It is now day four of the vegetarian cooking DVD. It is going well. I totally forget how stressful it can be, standing there all day in front of the cameras, legs aching, endlessly cooking and hoping it will all turn out OK. I find it strange how no one really talks about anyhting or engages in any way. I wondered if it was just the nature of the collection of crew, if I was really so dull and boring that no one wanted to talk to me, but have finally decided that the choice of crew is the Director’s and he will choose poeple who suit him and his way. He does not engage much himself, is not nterested in much about anyone else and so it follows that those he would like around him would be the same. I felt easier once I go that sorted. Now I have one last day of no engagement beyond what they see happening in front of them and the cameras. Totally do-able.

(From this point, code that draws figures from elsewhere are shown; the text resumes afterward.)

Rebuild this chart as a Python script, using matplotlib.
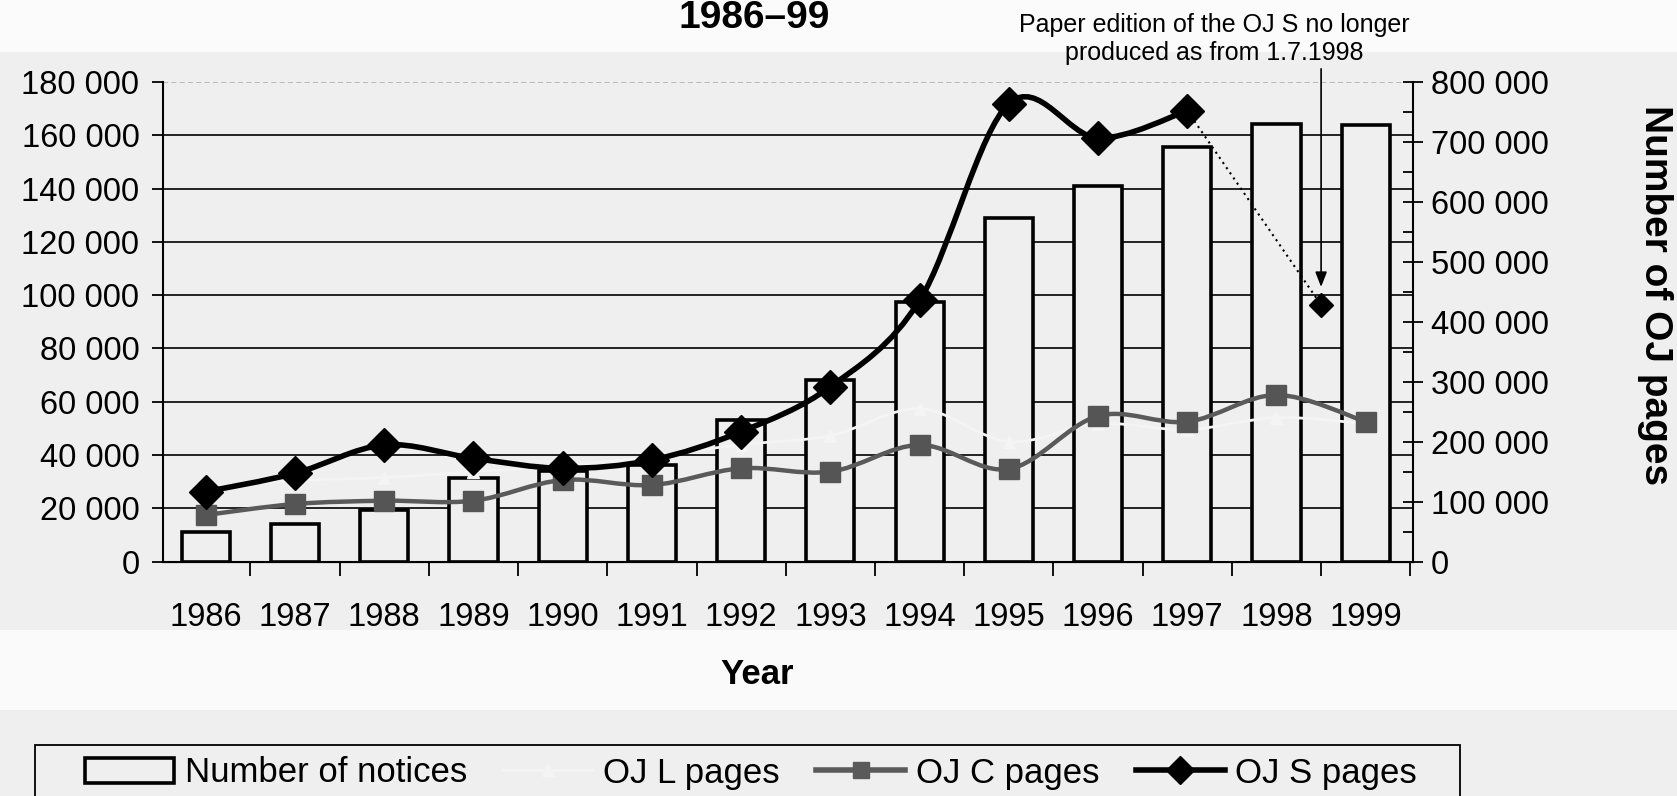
import numpy as np
import matplotlib
matplotlib.use("Agg")
import matplotlib.pyplot as plt
from matplotlib.path import Path
from matplotlib.patches import PathPatch, Patch, Rectangle
from matplotlib.lines import Line2D
from matplotlib.ticker import FuncFormatter, MultipleLocator, FixedLocator

plt.rcParams['font.family'] = ['Liberation Sans', 'DejaVu Sans']

# ---------------- data ----------------
years = [1986, 1987, 1988, 1989, 1990, 1991, 1992, 1993, 1994, 1995, 1996, 1997, 1998, 1999]
notices = [11100, 14100, 19300, 31200, 34100, 36200, 53100, 68100, 97600, 128900, 140900, 155500, 164200, 163900]
oj_l_pages = [125000, 135000, 140000, 150000, 160000, 175000, 195000, 210000, 255000, 200000, 230000, 220000, 240000, 230000]
oj_c_pages = [77600, 95900, 101400, 101400, 136000, 127600, 155500, 149800, 194400, 154300, 242800, 233200, 277800, 233200]
oj_s_years = [1986, 1987, 1988, 1989, 1990, 1991, 1992, 1993, 1994, 1995, 1996, 1997]
oj_s_pages = [116500, 147200, 194400, 172200, 155500, 169300, 216600, 291600, 435500, 763800, 706600, 752100]
paper_end_year = 1998.5
paper_end_pages = 428000
left_ticks = [0, 20000, 40000, 60000, 80000, 100000, 120000, 140000, 160000, 180000]
right_ticks = [0, 100000, 200000, 300000, 400000, 500000, 600000, 700000, 800000]
title_text = "1986\u201399"
note_text = "Paper edition of the OJ S no longer\nproduced as from 1.7.1998"

BG = '#efefef'
W, H = 1677, 796
FS = 23.5
fig = plt.figure(figsize=(W / 100, H / 100), dpi=100, facecolor=BG)

# light bands of the scan
fig.patches.append(Rectangle((0, 1 - 52 / H), 1, 52 / H, transform=fig.transFigure,
                             facecolor='#fbfbfb', edgecolor='none', zorder=-10))
fig.patches.append(Rectangle((0, 1 - 710 / H), 1, 80 / H, transform=fig.transFigure,
                             facecolor='#fafafa', edgecolor='none', zorder=-10))

ax = fig.add_axes([163 / W, 1 - 561.5 / H, (1413 - 163) / W, (561.5 - 82) / H])
ax.set_facecolor(BG)
ax2 = ax.twinx()

ax.set_xlim(1985.52, 1999.53)
ax.set_ylim(0, 180000)
ax2.set_ylim(0, 800000)

fmt = FuncFormatter(lambda v, p: f"{int(v):,}".replace(",", " "))

# grid
ax.yaxis.set_major_locator(FixedLocator(left_ticks))
ax.yaxis.set_major_formatter(fmt)
ax.set_axisbelow(True)
ax.grid(axis='y', color='black', lw=1.2)
gls = ax.get_ygridlines()
gls[-1].set_color('#b0b0b0')
gls[-1].set_linestyle((0, (3, 2)))

# bars
ax.bar(years, notices, width=0.54, facecolor=BG, edgecolor='black', lw=2.6, zorder=2)

# x axis
ax.xaxis.set_major_locator(FixedLocator(years))
ax.set_xticklabels([str(y) for y in years])
ax.xaxis.set_minor_locator(FixedLocator(list(np.arange(1985.5, 1999.6, 1.0))))
ax.tick_params(axis='x', which='major', length=0, pad=29, labelsize=FS)
ax.tick_params(axis='x', which='minor', length=10, width=1.3, direction='out')
ax.tick_params(axis='y', which='major', length=8, width=1.3, direction='out', labelsize=FS, pad=9)

ax.spines['top'].set_visible(False)
ax2.spines['top'].set_visible(False)
ax.spines['right'].set_visible(False)
ax2.spines['left'].set_visible(False)
ax.spines['left'].set_linewidth(1.5)
ax.spines['bottom'].set_linewidth(1.5)
ax2.spines['right'].set_linewidth(1.5)

ax2.yaxis.set_major_locator(FixedLocator(right_ticks))
ax2.yaxis.set_minor_locator(MultipleLocator(50000))
ax2.yaxis.set_major_formatter(fmt)
ax2.tick_params(axis='y', which='major', direction='inout', length=14, width=1.3, labelsize=FS, pad=6)
ax2.tick_params(axis='y', which='minor', direction='in', length=7, width=1.3)


def smooth(xs, ys):
    pts = np.column_stack([xs, ys]).astype(float)
    n = len(pts)
    verts = [tuple(pts[0])]
    codes = [Path.MOVETO]
    for i in range(n - 1):
        p0 = pts[i - 1] if i > 0 else pts[i]
        p1 = pts[i]
        p2 = pts[i + 1]
        p3 = pts[i + 2] if i + 2 < n else pts[i + 1]
        c1 = p1 + (p2 - p0) / 6.0
        c2 = p2 - (p3 - p1) / 6.0
        verts += [tuple(c1), tuple(c2), tuple(p2)]
        codes += [Path.CURVE4] * 3
    return Path(verts, codes)


LCOL = '#f4f4f4'
# OJ L (faint)
ax2.add_patch(PathPatch(smooth(years, oj_l_pages), fill=False, edgecolor=LCOL, lw=2.0, zorder=3))
ax2.plot(years, oj_l_pages, ls='none', marker='^', ms=8, color=LCOL, zorder=3)
# OJ C
ax2.add_patch(PathPatch(smooth(years, oj_c_pages), fill=False, edgecolor='#5a5a5a', lw=3.2,
                        capstyle='round', joinstyle='round', zorder=4))
ax2.plot(years, oj_c_pages, ls='none', marker='s', ms=14, color='#555555', zorder=5)
# OJ S
ax2.add_patch(PathPatch(smooth(oj_s_years, oj_s_pages), fill=False, edgecolor='black', lw=4,
                        capstyle='round', joinstyle='round', zorder=6))
ax2.plot(oj_s_years, oj_s_pages, ls='none', marker='D', ms=17, color='black', zorder=7)
ax2.plot([oj_s_years[-1], paper_end_year], [oj_s_pages[-1], paper_end_pages],
         ls=(0, (1, 2)), color='black', lw=1.5, zorder=6)
ax2.plot([paper_end_year], [paper_end_pages], ls='none', marker='D', ms=12, color='black', zorder=7)

ax2.annotate('', xy=(paper_end_year, paper_end_pages + 30000),
             xytext=(paper_end_year, 822000),
             arrowprops=dict(arrowstyle='-|>,head_length=0.9,head_width=0.35', color='black', lw=1.2,
                             shrinkA=0, shrinkB=0),
             annotation_clip=False, zorder=8)

fig.text(1214 / W, 1 - 13 / H, note_text, ha='center', va='top', fontsize=18, linespacing=1.22)
fig.text(754 / W, 1 - 28 / H, title_text, ha='center', va='baseline', fontsize=28, fontweight='bold')
fig.text(757 / W, 1 - 675 / H, 'Year', ha='center', va='center', fontsize=25, fontweight='bold')
fig.text(1655 / W, 1 - 295 / H, 'Number of OJ pages', ha='center', va='center', rotation=-90,
         fontsize=28, fontweight='bold')

# legend frame (extends beyond the bottom like the scan)
fig.patches.append(Rectangle((35 / W, -0.05), (1460 - 35) / W, 0.05 + 1 - 745 / H,
                             transform=fig.transFigure, facecolor=BG, edgecolor='black',
                             lw=1.3, zorder=1))

handles = [
    Patch(facecolor=BG, edgecolor='black', lw=2.6),
    Line2D([], [], color=LCOL, lw=2.0, marker='^', ms=8),
    Line2D([], [], color='#5a5a5a', lw=4, marker='s', ms=12),
    Line2D([], [], color='black', lw=4, marker='D', ms=14),
]
labels = ['Number of notices', 'OJ L pages', 'OJ C pages', 'OJ S pages']
leg = fig.legend(handles, labels, loc='center left',
                 bbox_to_anchor=(85 / W, 1 - 773 / H),
                 ncol=4, fontsize=25, frameon=False, handlelength=2.56, handletextpad=0.31,
                 columnspacing=1.05, borderpad=0, borderaxespad=0)
leg.set_zorder(5)

fig.savefig('out.png', dpi=100, facecolor=fig.get_facecolor())
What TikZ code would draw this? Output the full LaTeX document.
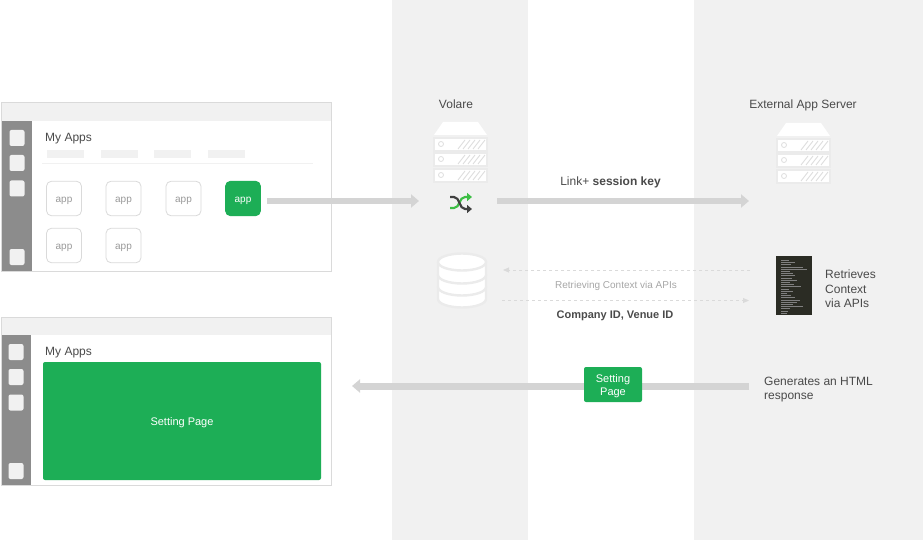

The other slightly knawing thing, apart from the squirrel that woke me up at four this morning chewing at my roof, is my photographic assistant. He has not got the plot at all as far as the photos of the finished dishes are concerned. He takes the most shocking still life pictures and I don’t really know what to do. One more day of all this hard work and his images are making me wince.
But otherwise the house in in total and extreme chaos. There is stuff everywhere and at the end I would love to lock the door and walk away, but I can’t really see that happening. I am going to have to gird my loins and put it all back together again. The thought is too awful. That and the idea that I may have to cook even one meal in the next week. And on top of that there is still so muc food and the Abel and Cole delivery piles itself on top, the fridge is full and and and and I wish there was someone stroking my forehead talling me it will all be alright in the end.